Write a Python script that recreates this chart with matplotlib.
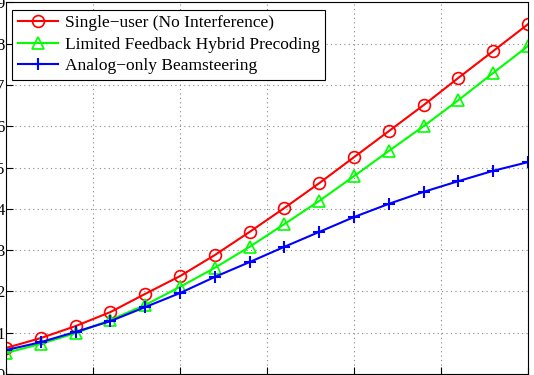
import matplotlib
matplotlib.use("Agg")
import matplotlib.pyplot as plt
import numpy as np

snr = list(range(-10, 21, 2))
single_user = [0.63, 0.87, 1.16, 1.50, 1.94, 2.37, 2.88, 3.44, 4.02, 4.62, 5.25, 5.88, 6.51, 7.17, 7.82, 8.47]
limited_fb = [0.51, 0.73, 0.99, 1.31, 1.67, 2.11, 2.57, 3.08, 3.63, 4.19, 4.79, 5.40, 6.00, 6.63, 7.29, 7.94]
analog_only = [0.58, 0.77, 1.02, 1.28, 1.62, 1.96, 2.35, 2.71, 3.08, 3.44, 3.80, 4.12, 4.41, 4.67, 4.92, 5.13]
labels = ["Single\u2212user (No Interference)", "Limited Feedback Hybrid Precoding", "Analog\u2212only Beamsteering"]

plt.rcParams['font.family'] = ['Liberation Serif', 'DejaVu Serif']

fig = plt.figure(figsize=(5.34, 3.75), dpi=100)
ax = fig.add_axes([6/534, 1/375, (528-6)/534, (374-2.3)/375])

ax.plot(snr, single_user, color='red', marker='o', mfc='none', ms=8.5, mew=1.2, lw=1.5, label=labels[0])
ax.plot(snr, limited_fb, color='#00ff00', marker='^', mfc='none', ms=8.5, mew=1.2, lw=1.5, label=labels[1])
ax.plot(snr, analog_only, color='blue', marker='+', ms=8.5, mew=1.5, lw=1.5, label=labels[2])

ax.set_xlim(-10, 20)
ax.set_ylim(0, 9)
ax.set_xticks(np.arange(-10, 21, 5))
ax.set_yticks(np.arange(0, 10, 1))
ax.grid(True, linestyle=(0, (1, 3)), color='#888888', linewidth=0.8)
ax.tick_params(direction='in', length=5, labelsize=12, pad=1)
ax.tick_params(axis='x', labelbottom=False)
for s in ax.spines.values():
    s.set_linewidth(0.8)

leg = ax.legend(loc='upper left', bbox_to_anchor=(0.012, 0.98), fontsize=12.5, frameon=True,
                fancybox=False, edgecolor='black', framealpha=1, handlelength=2.3,
                borderpad=0.32, labelspacing=0.3, handletextpad=0.4, borderaxespad=0)
leg.get_frame().set_linewidth(0.8)

fig.savefig("out.png", dpi=100)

= = = =

Repeat only what lies between the start of the data and the end of the line containing "ax = fig.add_axes([6/534, 1/375, (528-6)/534, (374-2.3)/375])", exactly, with pictures left out.

● REPLY
Write a Python script that recreates this chart with matplotlib.
import matplotlib
matplotlib.use("Agg")
import matplotlib.pyplot as plt
import numpy as np

snr = list(range(-10, 21, 2))
single_user = [0.63, 0.87, 1.16, 1.50, 1.94, 2.37, 2.88, 3.44, 4.02, 4.62, 5.25, 5.88, 6.51, 7.17, 7.82, 8.47]
limited_fb = [0.51, 0.73, 0.99, 1.31, 1.67, 2.11, 2.57, 3.08, 3.63, 4.19, 4.79, 5.40, 6.00, 6.63, 7.29, 7.94]
analog_only = [0.58, 0.77, 1.02, 1.28, 1.62, 1.96, 2.35, 2.71, 3.08, 3.44, 3.80, 4.12, 4.41, 4.67, 4.92, 5.13]
labels = ["Single\u2212user (No Interference)", "Limited Feedback Hybrid Precoding", "Analog\u2212only Beamsteering"]

plt.rcParams['font.family'] = ['Liberation Serif', 'DejaVu Serif']

fig = plt.figure(figsize=(5.34, 3.75), dpi=100)
ax = fig.add_axes([6/534, 1/375, (528-6)/534, (374-2.3)/375])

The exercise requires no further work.